For the first time in 60 years, Italy will not participate in the FIFA World Cup next summer in Russia after being eliminated yesterday by Sweden (1-0 on aggregate) in the two legged playoff.
It was just over two months ago that FIGC President Carlo Tavecchio stated “The idea of not qualifying for the 2018 World Cup would be an apocalypse.” The effect on the Italian economy will be notable, as the passion (and spending) of cheering for the Azzurri in bars, pizzerias and piazzas across Italy will be non-existant.
A World Cup without four-time champion Italy loses its appeal but the effects are also off the pitch financially for both the FIGC and FIFA.

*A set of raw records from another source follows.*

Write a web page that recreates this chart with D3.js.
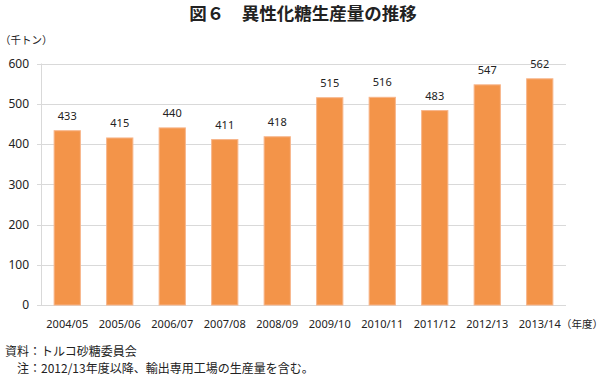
<!DOCTYPE html>
<html><head><meta charset="utf-8">
<script src="https://cdn.jsdelivr.net/npm/d3@7"></script>
<style>
body{margin:0;background:#fff;}
text{font-family:"Noto Sans CJK JP","Noto Sans",sans-serif;fill:#222;}
</style></head>
<body><svg id="c" width="604" height="378"></svg>
<script>
const categories = ["2004/05","2005/06","2006/07","2007/08","2008/09","2009/10","2010/11","2011/12","2012/13","2013/14"];
const values = [433,415,440,411,418,515,516,483,547,562];
const yTicks = [0,100,200,300,400,500,600];
const titleText = "図６　異性化糖生産量の推移";
const unitText = "（千トン）";
const xUnitText = "（年度）";
const notes = ["資料：トルコ砂糖委員会","　注：2012/13年度以降、輸出専用工場の生産量を含む。"];

const svg = d3.select("#c");
const L = 41, R = 566, T = 63.5, B = 305;
const x = d3.scaleBand().domain(categories).range([L,R]).paddingInner(0.5).paddingOuter(0.25);
const y = d3.scaleLinear().domain([0,600]).range([B,T]);

svg.append("text").attr("x",303).attr("y",20).attr("text-anchor","middle")
  .style("font-size","17.5px").style("font-weight","bold").text(titleText);
svg.append("text").attr("x",0).attr("y",44).style("font-size","10.5px").text(unitText);

// gridlines
svg.append("g").selectAll("line").data(yTicks).join("line")
  .attr("x1",L-4).attr("x2",R).attr("y1",d=>Math.round(y(d))+0.5).attr("y2",d=>Math.round(y(d))+0.5)
  .attr("stroke","#d9d9d9").attr("stroke-width",1);
svg.append("line").attr("x1",L+0.5).attr("x2",L+0.5).attr("y1",T).attr("y2",B+0.5)
  .attr("stroke","#d9d9d9");

const yAxis = d3.axisLeft(y).tickValues(yTicks).tickSize(0).tickPadding(0);
const gy = svg.append("g").attr("transform",`translate(${L-12},0)`).call(yAxis);
gy.select(".domain").remove();
gy.selectAll("text").style("font-size","12px").style("font-family","'Noto Sans',sans-serif").attr("fill","#222");

svg.append("g").selectAll("rect").data(values).join("rect")
  .attr("x",(d,i)=>x(categories[i])).attr("width",x.bandwidth())
  .attr("y",d=>y(d)).attr("height",d=>B-y(d))
  .attr("fill","#f39449").attr("stroke","#f7b58a").attr("stroke-width",1);

svg.append("g").selectAll("text").data(values).join("text")
  .attr("x",(d,i)=>x(categories[i])+x.bandwidth()/2).attr("y",d=>y(d)-11)
  .attr("text-anchor","middle").style("font-size","11px").style("font-family","'Noto Sans',sans-serif").text(d=>d);

const xAxis = d3.axisBottom(x).tickSize(0).tickPadding(0);
const gx = svg.append("g").attr("transform",`translate(0,${B+23})`).call(xAxis);
gx.select(".domain").remove();
gx.selectAll("text").style("font-size","11px").style("font-family","'Noto Sans',sans-serif").attr("fill","#222").attr("dy","0");

svg.append("text").attr("x",561).attr("y",328).style("font-size","10.5px").text(xUnitText);

notes.forEach((t,i)=>{
  svg.append("text").attr("x",5).attr("y",356+i*17).style("font-size","12px").text(t);
});
</script></body></html>
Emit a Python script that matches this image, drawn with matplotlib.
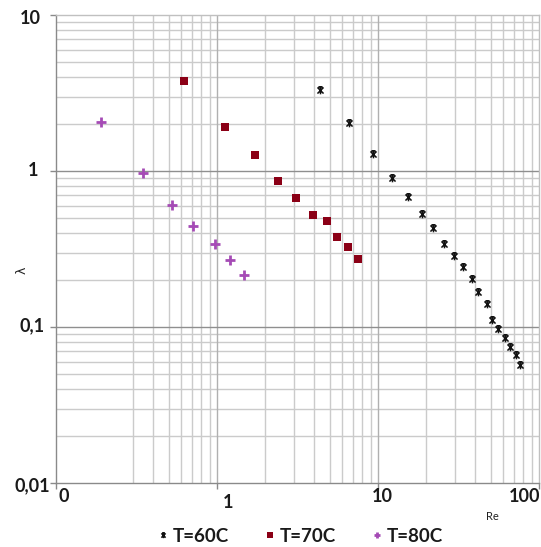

Here’s a breakdown of the primary revenues for the Italian national team according to Corriere Della Sera:
- Marketing and Promotion: The FIGC has a contract as of November 2014 with advisor Infront Sports & Media for 14.25 million euros annually till 2018
- Technical sponsor: Contract with PUMA till 2022 that guarantees 18.7 million euros annually and is the master licensee for all things FIGC. The potential incremental revenue will be drastically reduced with loss of sales via merchandising and licensing.
- Television: State television network RAI pays 24.7 million euros annually to broadcast the national team matches, and the corresponding advertising revenues during the World Cup are exponential.
- World Cup participation: Qualification and participation in the group stage of the world cup guarantees participants 12 million euros, and can go up to 50 million for the winner.
Although the above is not totally lost, some of it is at risk while all the additional revenue is definitely lost.
As for FIFA, not having arguably one of the top international teams in terms of prestige at the tournament could represent a loss of 100 million euros in TV revenue according to ANSA news agency.
The rights to broadcast the games in Italy for next summer’s World Cup have not yet been assigned. With Italy out of the tournament the loss of viewers will reduce the advertising rates significantly.